Many believe Stewart, who’s from Syracuse, N.Y., could be the greatest player in UConn history. Louisville probably wouldn’t argue.
“She’s a freak of nature. She’s got a wingspan that’s close to Brittney Griner’s, I think,” said Louisville’s Sara Hammond, who led the Cardinals with 15 points. Baylor’s Griner is 6-8.
Hammond said that because Stewart can hit jumpers from anywhere on the court, post you up, take you off the dribble and block your shot when you least expect it, she’s an impossible match-up.
The needling that takes place between star and coach is an Auriemma staple. Over the years, and the eight national championships, the mock exasperation and sarcasm go back and forth with easy banter. Stewart became Auriemma’s new foil.
In his postgame press conference, he began by effusively praising Faris. “She deserves this championship because she competes for a national championship every day in everything she does. I’m really, really happy for her,” Auriemma said. Then he looked over at his freshman. “Stewy,” he said. “Eh.”
Despite the ribbing, which goes back and forth, Stewart’s actions when she left the podium said it all. She hugged Auriemma tightly, then mussed his perfectly coiffed hair.
Given the rout, Griner, and many others, felt a Baylor-UConn final would have been a much better show. Baylor handed the Huskies one of their four losses this season. (Notre Dame beat UConn three times this season but lost to the Huskies in the national semifinals.)
During UConn’s 19-0 run in the first half, Griner tweeted: “It’s a wrap!! Show no mercy.” Griner became a Huskies fan after the Cardinals bumped Baylor out of the tournament in a regional final.
“I’m not going to sit here and tell you that if Baylor had been in this game against us, we win by 30,” Auriemma said. “Things had to break right a little bit for us. But that’s just the way the tournament goes.”
Not even Louisville men’s coach Rick Pitino, who delivered a pregame pep talk, could lift the Cardinals. In January when these two teams last played, the Huskies (minus Stewart, who had an ankle injury) easily dispatched Louisville by 14 points. Since then, Stewart’s dominance has made the Huskies even better. Their relentless defensive pressure wore the Cardinals down. They also beat Louisville at their own game, hitting 13 three-pointers. The Cardinals’ storybook run was built on their long-range prowess.

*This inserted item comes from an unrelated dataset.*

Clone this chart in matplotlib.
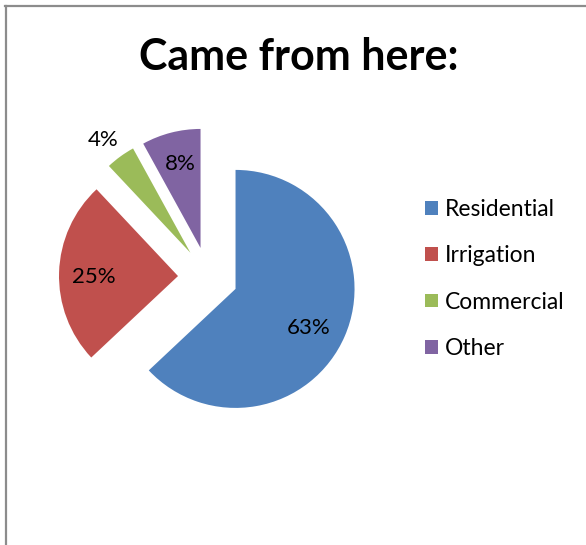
import matplotlib
matplotlib.use("Agg")
import matplotlib.pyplot as plt
from matplotlib.lines import Line2D
from matplotlib.patches import Patch
import numpy as np

categories = ["Residential", "Irrigation", "Commercial", "Other"]
values = [63, 25, 4, 8]
pct_labels = ["63%", "25%", "4%", "8%"]
colors = ["#4F81BD", "#C0504D", "#9BBB59", "#8064A2"]

W, H = 586, 545
fig = plt.figure(figsize=(W / 100, H / 100), dpi=100)
ax = fig.add_axes([0, 0, 1, 1])

R = 119
EXPLODE = 30
center = (208, H - 277)

wedges, texts = ax.pie(values, colors=colors, startangle=90, counterclock=False,
                       radius=R, center=center, explode=[EXPLODE] * len(values),
                       wedgeprops=dict(linewidth=0), frame=True)
ax.set_xlim(0, W)
ax.set_ylim(0, H)
ax.axis("off")

# percent labels (distance from slice apex as fraction of radius, small nudges)
dist = [0.70, 0.72, 1.22, 0.74]
nudge = [(-3, -6), (1, -4), (-2, -5), (2, -1)]
for w, lab, d, (nx, ny) in zip(wedges, pct_labels, dist, nudge):
    th = np.deg2rad((w.theta1 + w.theta2) / 2)
    cx, cy = w.center
    ax.text(cx + R * d * np.cos(th) + nx, cy + R * d * np.sin(th) + ny, lab,
            ha="center", va="center", fontsize=16, family="Lato", color="black")

# title
fig.text(299 / W, 1 - 57 / H, "Came from here:", ha="center", va="center",
         fontsize=31, fontweight="bold", family="Lato", color="black")

# legend
handles = [Patch(facecolor=c, edgecolor="none") for c in colors]
leg = ax.legend(handles, categories, loc="center left",
                bbox_to_anchor=(425 / W, 1 - 279 / H), bbox_transform=fig.transFigure,
                frameon=False, prop=dict(family="Lato", size=16.5),
                handlelength=0.55, handleheight=0.55, handletextpad=0.32,
                labelspacing=1.10, borderpad=0, borderaxespad=0)

# border lines (top and left)
fig.add_artist(Line2D([5 / W, 1], [1 - 6 / H, 1 - 6 / H], transform=fig.transFigure,
                      color="#8c8c8c", linewidth=1.6))
fig.add_artist(Line2D([6 / W, 6 / W], [1 - 6 / H, 0], transform=fig.transFigure,
                      color="#8c8c8c", linewidth=1.6))

fig.savefig("out.png", dpi=100)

Louisville’s only other trip to the championship game, in 2009, ended with a loss to UConn. Louisville (29-9) has beaten UConn only once — in 1993, the first game of their 14 meetings. Eight of UConn’s wins have been by 20 or more points, none more devastating than Tuesday night’s.
As soon as the nets were cut down, the dance party began. As the Huskies headed off the court, they lofted Auriemma on their shoulders. But, somehow he ended up horizontal, as if he was crowd surfing. Despite the awkward exit, it didn’t matter. With eight down, two more to go, history is in reach.